The operator of Switzerland’s main stock exchange, SIX Group, has warned of expected losses this year running into billions of francs. 

The reason is negative value adjustments to its stake in payments provider Worldline participation and the Spanish stock exchange, which SIX bought in 2020.

The stock exchange operator expects a negative consolidated result in the range of CHF1 billion to CHF1.1 billion for 2023, it announced on Thursday. 

In 2022 it had a net profit of CHF185 million. And in the first half of 2023 alone, SIX earned CHF105 million.

SIX said the market environment, characterised by inflation and rising interest rates, was challenging. In particular, the sharp decline in the share price of the French payment service provider Worldline, in which SIX holds 10.5%, is a burden. 

In the fourth quarter of 2023 there will be a value adjustment of around CHF860 million.

Furthermore, the “goodwill” in the books for Bolsas y Mercados Españoles (BME) will be revised downwards by CHF340 million. The reasons are higher discount rates and lower trading volumes.

In technical jargon, goodwill means the difference between the selling price for a company and the intrinsic values ​​determined in accounting. SIX bought BME in 2020 for around €2.6 billion.

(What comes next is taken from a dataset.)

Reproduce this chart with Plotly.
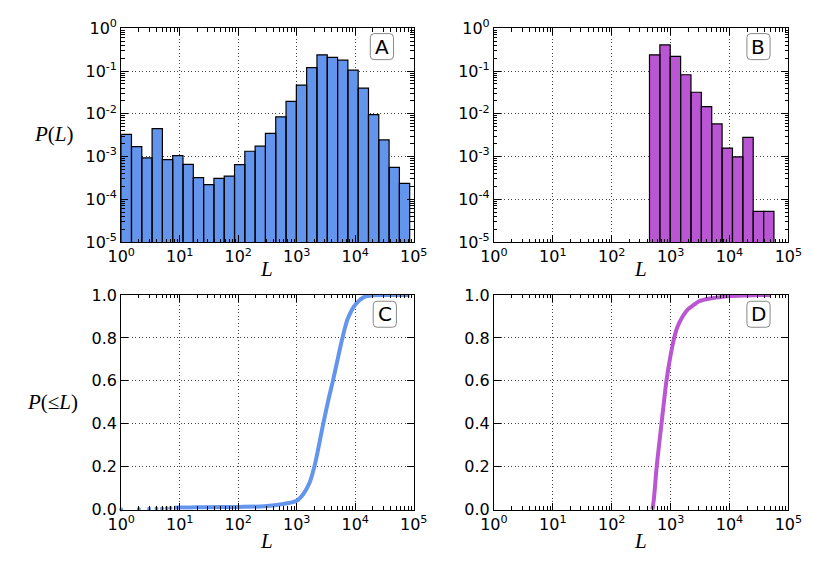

The group was said to be doing well operationally. For the full year 2023, SIX expects currency-adjusted sales growth of around 3%. Operating profit EBITDA is expected to increase by 6 to 7% after adjusting for currency effects.

In addition, SIX is highly capitalised. Despite the high loss, it plans to pay out a slightly higher dividend for the 2023 financial year than in the previous year. For the year 2022, the shareholders – around 120 financial institutions – received CHF5.10 per share.